The world did not end with fire.
It ended with exhaustion.
After crowns fracture and cities burn, what remains is not victory but aftermath-ash settling into stone, breath learning how to move again, and people forced to decide what power looks like when no one kneels anymore.
Aurelian was born into rule and chose to step away from it.
Cassyr carries a fire the world fears and refuses to let it decide for him.
As the old order collapses, neither man is interested in rebuilding what already failed. Instead, they stand inside a city learning to survive without a center, where authority no longer descends from symbols, and every choice costs something real. Leadership without a throne is slower, quieter, and far more dangerous. Restraint bruises the body. Refusal earns hatred. Love, once chosen, becomes visible-and visibility invites weaponization.
This is not a story about saving the world through conquest or destiny.
It is a story about what it costs to remain human when the world demands spectacle.

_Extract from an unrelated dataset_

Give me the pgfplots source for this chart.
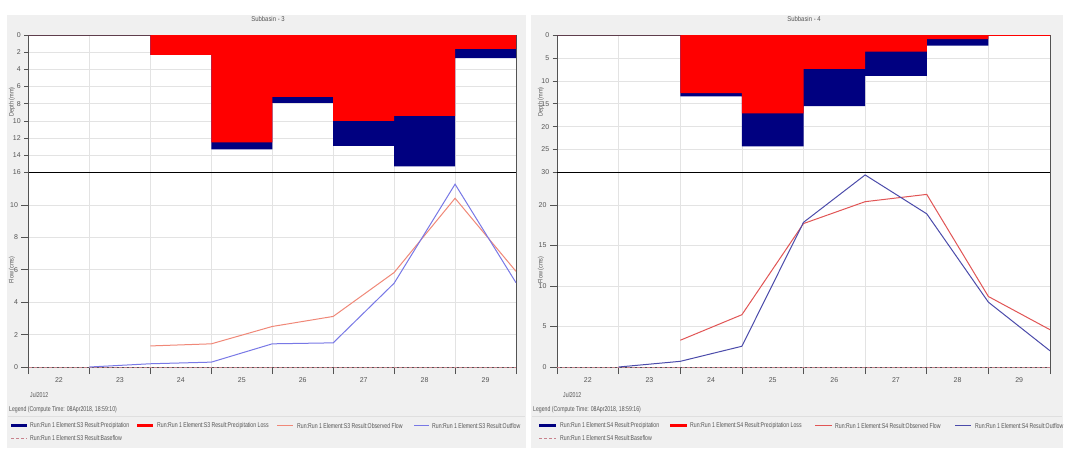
\documentclass[border=0pt]{standalone}
\usepackage{fontspec}
\setmainfont{Liberation Sans}
\usepackage{graphicx}
\usepackage{pgfplots}
\pgfplotsset{compat=1.18}
\definecolor{navy}{RGB}{0,0,128}
\definecolor{bgg}{RGB}{240,240,240}
\definecolor{obsL}{RGB}{240,136,120}
\definecolor{outL}{RGB}{120,120,230}
\definecolor{obsR}{RGB}{225,85,85}
\definecolor{outR}{RGB}{75,75,170}
\definecolor{basef}{RGB}{200,130,140}
\definecolor{txt}{RGB}{85,85,85}
\pgfplotsset{
  hms/.style={scale only axis, xmin=22, xmax=30, xtick={22,...,30},
    xtick pos=lower, ytick pos=left,
    grid=major, major grid style={gray!22, line width=0.6pt},
    axis line style={gray!65!black, line width=0.8pt},
    tick style={gray!65!black, line width=0.6pt}, tick align=outside,
    /pgf/number format/assume math mode=true,
    tick label style={font=\fontsize{7}{8}\selectfont, text=txt},
    axis background/.style={fill=white}},
  depth/.style={hms, y dir=reverse, ymin=0, xticklabels={}, major x tick style={draw=none},
    height=137.5pt},
  flow/.style={hms, ymin=0, x tick label as interval, major tick length=7pt,
    height=194.5pt},
}
\newcommand{\leg}[1]{\scalebox{0.74}[1]{\fontsize{7}{8}\selectfont\color{txt}#1}}
\newcommand{\ylab}[1]{\scalebox{0.85}[1]{\fontsize{6.5}{7}\selectfont\color{txt}#1}}
\begin{document}
\begin{tikzpicture}[x=1pt,y=1pt]
\useasboundingbox (0,0) rectangle (1065,448);
\fill[bgg] (7,0) rectangle (526,433);
\fill[bgg] (531,0) rectangle (1063,433);
\node[font=\fontsize{7}{8}\selectfont, text=txt] at (268,429) {\scalebox{0.85}[1]{Subbasin - 3}};
\node[font=\fontsize{7}{8}\selectfont, text=txt] at (804,429) {\scalebox{0.85}[1]{Subbasin - 4}};

% ---------- Subbasin 3 depth
\begin{axis}[depth, at={(28.5pt,275.5pt)}, anchor=south west, width=487.5pt,
  ymax=16, ytick={0,2,...,16}]
\addplot[ybar interval, fill=navy, draw=none] coordinates {
 (22,0) (23,0) (24,2.3) (25,13.3) (26,7.9) (27,12.9) (28,15.3) (29,2.7) (30,0)};
\addplot[ybar interval, fill=red, draw=none] coordinates {
 (22,0) (23,0) (24,2.3) (25,12.5) (26,7.2) (27,10.0) (28,9.4) (29,1.6) (30,0)};
\end{axis}
% ---------- Subbasin 3 flow
\begin{axis}[flow, at={(28.5pt,81pt)}, anchor=south west, width=487.5pt,
  ymax=12, ytick={0,2,...,10}]
\addplot[basef, densely dashed, line width=0.8pt] coordinates {(22,0) (30,0)};
\addplot[obsL, line width=1pt] coordinates {
 (24,1.3) (25,1.43) (26,2.5) (27,3.12) (28,5.83) (29,10.41) (30,5.9)};
\addplot[outL, line width=1pt] coordinates {
 (23,0) (24,0.2) (25,0.3) (26,1.43) (27,1.49) (28,5.17) (29,11.28) (30,5.2)};
\end{axis}
\draw[black, line width=1.6pt] (28.5,275.5) -- (516,275.5);

% ---------- Subbasin 4 depth
\begin{axis}[depth, at={(557pt,275.5pt)}, anchor=south west, width=493pt,
  ymax=30, ytick={0,5,...,30}]
\addplot[ybar interval, fill=navy, draw=none] coordinates {
 (22,0) (23,0) (24,13.4) (25,24.3) (26,15.5) (27,8.9) (28,2.3) (29,0) (30,0)};
\addplot[ybar interval, fill=red, draw=none] coordinates {
 (22,0) (23,0) (24,12.7) (25,17.1) (26,7.4) (27,3.6) (28,0.9) (29,0.2) (30,0)};
\end{axis}
% ---------- Subbasin 4 flow
\begin{axis}[flow, at={(557pt,81pt)}, anchor=south west, width=493pt,
  ymax=24, ytick={0,5,...,20}]
\addplot[basef, densely dashed, line width=0.8pt] coordinates {(22,0) (30,0)};
\addplot[obsR, line width=1pt] coordinates {
 (24,3.3) (25,6.45) (26,17.7) (27,20.4) (28,21.3) (29,8.7) (30,4.6)};
\addplot[outR, line width=1pt] coordinates {
 (23,0) (24,0.7) (25,2.56) (26,17.85) (27,23.7) (28,18.9) (29,8.0) (30,2.0)};
\end{axis}
\draw[black, line width=1.6pt] (557,275.5) -- (1050,275.5);

% ---------- axis titles
\node[rotate=90] at (12,346) {\ylab{Depth (mm)}};
\node[rotate=90] at (12,178) {\ylab{Flow (cms)}};
\node[rotate=90] at (541,346) {\ylab{Depth (mm)}};
\node[rotate=90] at (541,178) {\ylab{Flow (cms)}};

% ---------- legends
\node[anchor=west, inner sep=0] at (30,53) {\leg{Jul2012}};
\node[anchor=west, inner sep=0] at (563,53) {\leg{Jul2012}};
\draw[gray!25] (8,31.5) -- (525,31.5);
\draw[gray!25] (532,31.5) -- (1062,31.5);
\node[anchor=west, inner sep=0] at (9,38) {\leg{Legend (Compute Time: 08Apr2018, 18:59:10)}};
\node[anchor=west, inner sep=0] at (533,38) {\leg{Legend (Compute Time: 08Apr2018, 18:59:16)}};
% left
\draw[navy, line width=3pt] (11,22.5) -- (27,22.5);
\node[anchor=west, inner sep=0] at (30,22.5) {\leg{Run:Run 1 Element:S3 Result:Precipitation}};
\draw[red, line width=3pt] (137,22.5) -- (153,22.5);
\node[anchor=west, inner sep=0] at (157,22.5) {\leg{Run:Run 1 Element:S3 Result:Precipitation Loss}};
\draw[obsL, line width=1pt] (277,22.5) -- (293,22.5);
\node[anchor=west, inner sep=0] at (297,22.5) {\leg{Run:Run 1 Element:S3 Result:Observed Flow}};
\draw[outL, line width=1pt] (414,22.5) -- (429,22.5);
\node[anchor=west, inner sep=0] at (432,22.5) {\leg{Run:Run 1 Element:S3 Result:Outflow}};
\draw[basef, densely dashed, line width=0.8pt] (11,10) -- (27,10);
\node[anchor=west, inner sep=0] at (30,10) {\leg{Run:Run 1 Element:S3 Result:Baseflow}};
% right
\draw[navy, line width=3pt] (539,22.5) -- (556,22.5);
\node[anchor=west, inner sep=0] at (560,22.5) {\leg{Run:Run 1 Element:S4 Result:Precipitation}};
\draw[red, line width=3pt] (670,22.5) -- (687,22.5);
\node[anchor=west, inner sep=0] at (690,22.5) {\leg{Run:Run 1 Element:S4 Result:Precipitation Loss}};
\draw[obsR, line width=1pt] (815,22.5) -- (832,22.5);
\node[anchor=west, inner sep=0] at (835,22.5) {\leg{Run:Run 1 Element:S4 Result:Observed Flow}};
\draw[outR, line width=1pt] (955,22.5) -- (971,22.5);
\node[anchor=west, inner sep=0] at (975,22.5) {\leg{Run:Run 1 Element:S4 Result:Outflow}};
\draw[basef, densely dashed, line width=0.8pt] (539,10) -- (556,10);
\node[anchor=west, inner sep=0] at (560,10) {\leg{Run:Run 1 Element:S4 Result:Baseflow}};
\end{tikzpicture}
\end{document}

The bond between Aurelian and Cassyr forms not through comfort but through proximity held under tension-two men standing level in public spaces where hierarchy once ruled, learning what it means to choose each other without turning that choice into dominance. Their romance is not a refuge from politics; it exists inside it, vulnerable to rumor, fear, and the hunger of those who want symbols to obey.
Across ruined streets and unfinished communities, the world begins again in fragments: hands lifting beams, names written on scraps of paper, decisions made without permission. Power does not disappear; it changes shape. Fire does not vanish; it learns restraint. And peace, when it comes, is not granted-it is earned, unevenly, and without guarantees.
Crown of Ashes closes a series that asks what survives after the myth of rule collapses. It offers no easy endings, only a quiet insistence that a world without a throne is still worth standing in-and that choosing not to rule may be the most dangerous act of all.